**Exercise aim:** Return all of the data exactly, with nothing left out but the pictures.

**Dataset excerpt:**
○ ○ ○ ○
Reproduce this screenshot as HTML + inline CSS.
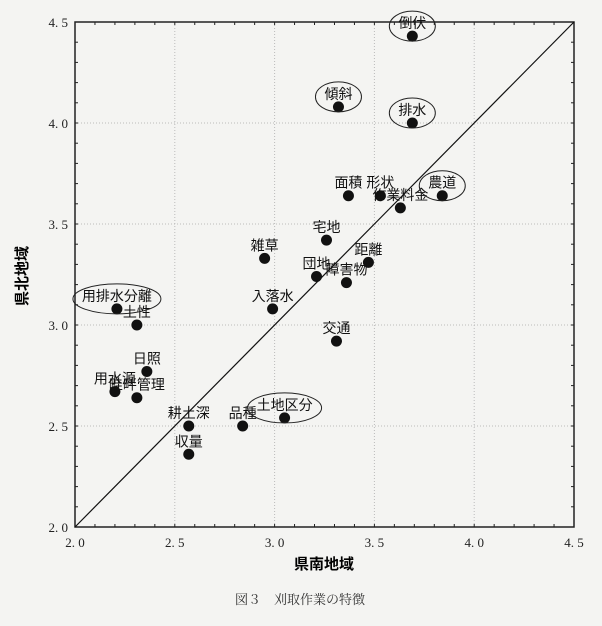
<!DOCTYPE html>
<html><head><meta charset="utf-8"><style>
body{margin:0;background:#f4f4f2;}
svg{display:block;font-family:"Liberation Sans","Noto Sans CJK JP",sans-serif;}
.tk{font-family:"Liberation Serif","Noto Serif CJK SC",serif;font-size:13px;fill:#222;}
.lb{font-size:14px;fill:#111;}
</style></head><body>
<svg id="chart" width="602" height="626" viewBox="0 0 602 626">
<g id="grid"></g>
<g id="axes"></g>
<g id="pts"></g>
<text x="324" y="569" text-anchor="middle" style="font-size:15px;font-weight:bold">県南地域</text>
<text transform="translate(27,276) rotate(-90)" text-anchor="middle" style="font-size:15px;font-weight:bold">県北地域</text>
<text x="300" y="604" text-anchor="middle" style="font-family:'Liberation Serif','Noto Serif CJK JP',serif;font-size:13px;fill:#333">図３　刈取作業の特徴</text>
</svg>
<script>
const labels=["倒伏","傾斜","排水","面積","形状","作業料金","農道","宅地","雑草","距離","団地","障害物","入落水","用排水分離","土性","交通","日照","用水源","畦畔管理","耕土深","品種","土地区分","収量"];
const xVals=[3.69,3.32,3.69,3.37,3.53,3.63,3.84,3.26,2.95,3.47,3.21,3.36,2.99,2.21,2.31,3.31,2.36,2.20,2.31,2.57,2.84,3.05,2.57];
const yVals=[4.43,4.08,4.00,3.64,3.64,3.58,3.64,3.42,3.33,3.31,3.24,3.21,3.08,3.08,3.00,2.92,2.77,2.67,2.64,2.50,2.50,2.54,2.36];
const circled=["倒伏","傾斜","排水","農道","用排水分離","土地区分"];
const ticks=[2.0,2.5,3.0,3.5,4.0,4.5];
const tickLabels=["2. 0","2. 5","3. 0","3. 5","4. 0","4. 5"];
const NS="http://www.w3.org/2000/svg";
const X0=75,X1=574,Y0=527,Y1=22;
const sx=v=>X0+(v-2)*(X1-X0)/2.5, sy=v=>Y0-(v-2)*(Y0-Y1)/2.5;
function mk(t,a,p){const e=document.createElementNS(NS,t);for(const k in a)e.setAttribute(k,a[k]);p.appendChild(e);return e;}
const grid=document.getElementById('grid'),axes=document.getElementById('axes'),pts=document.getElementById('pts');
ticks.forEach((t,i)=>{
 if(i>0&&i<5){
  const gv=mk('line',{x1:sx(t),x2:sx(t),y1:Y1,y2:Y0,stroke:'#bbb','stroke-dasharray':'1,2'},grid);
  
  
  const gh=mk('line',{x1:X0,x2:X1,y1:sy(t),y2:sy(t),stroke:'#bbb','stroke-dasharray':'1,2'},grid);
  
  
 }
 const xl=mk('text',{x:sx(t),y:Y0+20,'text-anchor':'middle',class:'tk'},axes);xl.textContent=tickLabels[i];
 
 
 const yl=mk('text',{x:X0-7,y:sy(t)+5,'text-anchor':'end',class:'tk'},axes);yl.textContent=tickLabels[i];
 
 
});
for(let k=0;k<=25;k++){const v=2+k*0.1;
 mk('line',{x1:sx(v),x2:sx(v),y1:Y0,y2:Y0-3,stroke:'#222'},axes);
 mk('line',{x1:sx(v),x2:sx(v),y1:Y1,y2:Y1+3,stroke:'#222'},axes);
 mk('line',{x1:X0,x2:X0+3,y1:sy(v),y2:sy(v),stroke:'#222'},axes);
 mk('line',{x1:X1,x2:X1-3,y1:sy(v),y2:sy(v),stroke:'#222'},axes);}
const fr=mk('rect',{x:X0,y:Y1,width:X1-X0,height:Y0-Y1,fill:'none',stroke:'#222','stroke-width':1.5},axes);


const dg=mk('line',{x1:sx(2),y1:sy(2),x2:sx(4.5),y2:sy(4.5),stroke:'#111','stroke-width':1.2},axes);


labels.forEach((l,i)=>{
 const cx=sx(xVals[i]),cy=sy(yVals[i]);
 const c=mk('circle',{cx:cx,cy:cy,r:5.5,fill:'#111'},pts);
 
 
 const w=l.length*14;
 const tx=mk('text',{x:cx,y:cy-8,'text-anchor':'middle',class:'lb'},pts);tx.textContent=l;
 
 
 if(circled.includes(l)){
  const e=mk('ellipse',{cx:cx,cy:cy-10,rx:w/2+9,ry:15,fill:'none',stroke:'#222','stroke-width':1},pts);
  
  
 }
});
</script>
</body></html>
○ ○ ○ ○
**Output of the task:**
Reproduce this screenshot as HTML + inline CSS.
<!DOCTYPE html>
<html><head><meta charset="utf-8"><style>
body{margin:0;background:#f4f4f2;}
svg{display:block;font-family:"Liberation Sans","Noto Sans CJK JP",sans-serif;}
.tk{font-family:"Liberation Serif","Noto Serif CJK SC",serif;font-size:13px;fill:#222;}
.lb{font-size:14px;fill:#111;}
</style></head><body>
<svg id="chart" width="602" height="626" viewBox="0 0 602 626">
<g id="grid"></g>
<g id="axes"></g>
<g id="pts"></g>
<text x="324" y="569" text-anchor="middle" style="font-size:15px;font-weight:bold">県南地域</text>
<text transform="translate(27,276) rotate(-90)" text-anchor="middle" style="font-size:15px;font-weight:bold">県北地域</text>
<text x="300" y="604" text-anchor="middle" style="font-family:'Liberation Serif','Noto Serif CJK JP',serif;font-size:13px;fill:#333">図３　刈取作業の特徴</text>
</svg>
<script>
const labels=["倒伏","傾斜","排水","面積","形状","作業料金","農道","宅地","雑草","距離","団地","障害物","入落水","用排水分離","土性","交通","日照","用水源","畦畔管理","耕土深","品種","土地区分","収量"];
const xVals=[3.69,3.32,3.69,3.37,3.53,3.63,3.84,3.26,2.95,3.47,3.21,3.36,2.99,2.21,2.31,3.31,2.36,2.20,2.31,2.57,2.84,3.05,2.57];
const yVals=[4.43,4.08,4.00,3.64,3.64,3.58,3.64,3.42,3.33,3.31,3.24,3.21,3.08,3.08,3.00,2.92,2.77,2.67,2.64,2.50,2.50,2.54,2.36];
const circled=["倒伏","傾斜","排水","農道","用排水分離","土地区分"];
const ticks=[2.0,2.5,3.0,3.5,4.0,4.5];
const tickLabels=["2. 0","2. 5","3. 0","3. 5","4. 0","4. 5"];
const NS="http://www.w3.org/2000/svg";
const X0=75,X1=574,Y0=527,Y1=22;
const sx=v=>X0+(v-2)*(X1-X0)/2.5, sy=v=>Y0-(v-2)*(Y0-Y1)/2.5;
function mk(t,a,p){const e=document.createElementNS(NS,t);for(const k in a)e.setAttribute(k,a[k]);p.appendChild(e);return e;}
const grid=document.getElementById('grid'),axes=document.getElementById('axes'),pts=document.getElementById('pts');
ticks.forEach((t,i)=>{
 if(i>0&&i<5){
  const gv=mk('line',{x1:sx(t),x2:sx(t),y1:Y1,y2:Y0,stroke:'#bbb','stroke-dasharray':'1,2'},grid);
  
  
  const gh=mk('line',{x1:X0,x2:X1,y1:sy(t),y2:sy(t),stroke:'#bbb','stroke-dasharray':'1,2'},grid);
  
  
 }
 const xl=mk('text',{x:sx(t),y:Y0+20,'text-anchor':'middle',class:'tk'},axes);xl.textContent=tickLabels[i];
 
 
 const yl=mk('text',{x:X0-7,y:sy(t)+5,'text-anchor':'end',class:'tk'},axes);yl.textContent=tickLabels[i];
 
 
});
for(let k=0;k<=25;k++){const v=2+k*0.1;
 mk('line',{x1:sx(v),x2:sx(v),y1:Y0,y2:Y0-3,stroke:'#222'},axes);
 mk('line',{x1:sx(v),x2:sx(v),y1:Y1,y2:Y1+3,stroke:'#222'},axes);
 mk('line',{x1:X0,x2:X0+3,y1:sy(v),y2:sy(v),stroke:'#222'},axes);
 mk('line',{x1:X1,x2:X1-3,y1:sy(v),y2:sy(v),stroke:'#222'},axes);}
const fr=mk('rect',{x:X0,y:Y1,width:X1-X0,height:Y0-Y1,fill:'none',stroke:'#222','stroke-width':1.5},axes);


const dg=mk('line',{x1:sx(2),y1:sy(2),x2:sx(4.5),y2:sy(4.5),stroke:'#111','stroke-width':1.2},axes);


labels.forEach((l,i)=>{
 const cx=sx(xVals[i]),cy=sy(yVals[i]);
 const c=mk('circle',{cx:cx,cy:cy,r:5.5,fill:'#111'},pts);
 
 
 const w=l.length*14;
 const tx=mk('text',{x:cx,y:cy-8,'text-anchor':'middle',class:'lb'},pts);tx.textContent=l;
 
 
 if(circled.includes(l)){
  const e=mk('ellipse',{cx:cx,cy:cy-10,rx:w/2+9,ry:15,fill:'none',stroke:'#222','stroke-width':1},pts);
  
  
 }
});
</script>
</body></html>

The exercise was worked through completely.